With both of Canada’s most populated provinces with such a law in the books, the other are going to follow. What is up next? Mandatory Electronic on board recorders for the hours of service? Obligation to haul doubles or triples?

The least you can do is to give yourself a voice that will represent you and don’t let the governments listen to only one association that will do all it can to shutdown the small business trucker. The same associations that have cried to deregulate the territories are now asking the governments to regulate more and more how to do trucking when there is many laws already in place to regulate highway use,

Personally I only have one question to our elected officials and I am still waiting for an honest answer.
Will you one day think to have the highway safety codes respected by all road users before making up new rules?

3/08/2008

Climate Change or Global Warming?

This Saturday evening of March 8th 2008, if I look outside and at the thermometer, I am wondering if we should still talk of Global Warming. Geographically, I am located 75Km (47mls) north-east of Montreal. According to the statistics from Weather Channel, in March the average temperature is -2c with the warmest day recorded at 28,6c on March 28th 1945 and the coldest, March 4th 1950 with -29,4c. The worst snow fall is still in early March 1971 that is still recalled as the storm of the century in Montreal. The Boomers and the Boomex, like me, too young to be a Boomer but to old to be an X, still remember that storm which paralysed southern Quebec for three days.
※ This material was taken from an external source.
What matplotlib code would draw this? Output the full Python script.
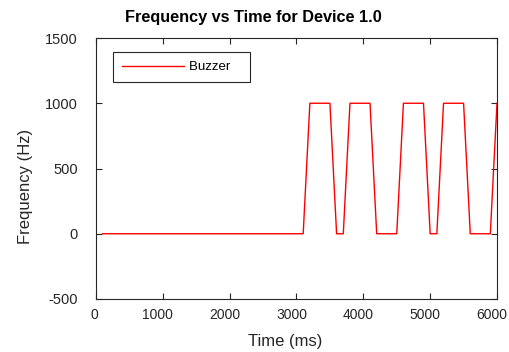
import matplotlib
matplotlib.use('Agg')
import matplotlib.pyplot as plt
import matplotlib.transforms as mtransforms

# Buzzer frequency samples (ms, Hz)
time_ms = [100, 3100, 3200, 3500, 3600, 3700, 3800, 4100, 4200, 4500,
           4600, 4900, 5000, 5100, 5200, 5500, 5600, 5900, 6000]
freq_hz = [0, 0, 1000, 1000, 0, 0, 1000, 1000, 0, 0,
           1000, 1000, 0, 0, 1000, 1000, 0, 0, 1000]

x_ticks = [0, 1000, 2000, 3000, 4000, 5000, 6000]
y_ticks = [-500, 0, 500, 1000, 1500]

plt.rcParams['font.family'] = ['Liberation Sans', 'DejaVu Sans']
plt.rcParams['axes.unicode_minus'] = False

fig = plt.figure(figsize=(5.1, 3.52), dpi=100)
ax = fig.add_axes([96 / 510, 1 - 299 / 352, (497 - 96) / 510, (299 - 38) / 352])

ax.plot(time_ms, freq_hz, color='red', linewidth=1.0, label='Buzzer   ')

ax.set_xlim(0, 6000)
ax.set_ylim(-500, 1500)
ax.set_xticks(x_ticks)
ax.set_yticks(y_ticks)
ax.tick_params(direction='in', top=True, right=True, length=4,
               width=0.8, colors='#262626')
ax.tick_params(axis='x', labelsize=10, pad=6.5)
ax.tick_params(axis='y', labelsize=10.5, pad=13)
for s in ax.spines.values():
    s.set_color('#262626')
    s.set_linewidth(0.8)

# x tick labels sit a little left of their ticks in the original
for lab in ax.get_xticklabels():
    shift = -2 if lab.get_text() == '0' else -5
    lab.set_transform(lab.get_transform() +
                      mtransforms.ScaledTranslation(shift / 100, 0, fig.dpi_scale_trans))

ax.set_xlabel('Time (ms)', fontsize=12, color='#262626', va='center')
ax.xaxis.set_label_coords(0.471, -0.161)
ax.set_ylabel('Frequency (Hz)', fontsize=12, color='#262626', va='center')
ax.yaxis.set_label_coords(-0.177, 0.43)
ax.set_title('Frequency vs Time for Device 1.0', fontsize=11.7, fontweight='bold',
             x=0.393, y=1.08, va='center', pad=0)

leg = ax.legend(loc='upper left', bbox_to_anchor=(0.0424, 0.946), borderaxespad=0,
                fontsize=9.5, handlelength=4.7, handletextpad=0.4, borderpad=0.68,
                fancybox=False, framealpha=1)
leg.get_frame().set_edgecolor('#262626')
leg.get_frame().set_linewidth(0.8)

plt.savefig('out.png', dpi=100)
As I am writing these lines, it’s stormy outside. M wife is stuck in Drummondville and can’t come home from work. The thermometer shows -7c and another 10 to 15cm of that white s*** is on the way overnight. This week, I was in Halifax and even there, some snow is still on the ground. Halifax is south of Montreal and in the Gulf Stream of the Atlantic.

I did notice, doing some research on the speed limiter issue that for every study on Global Warming, there is one conflicting it. However, the scientific community agrees to say that there is a “Climate Change” and I think this term applies better.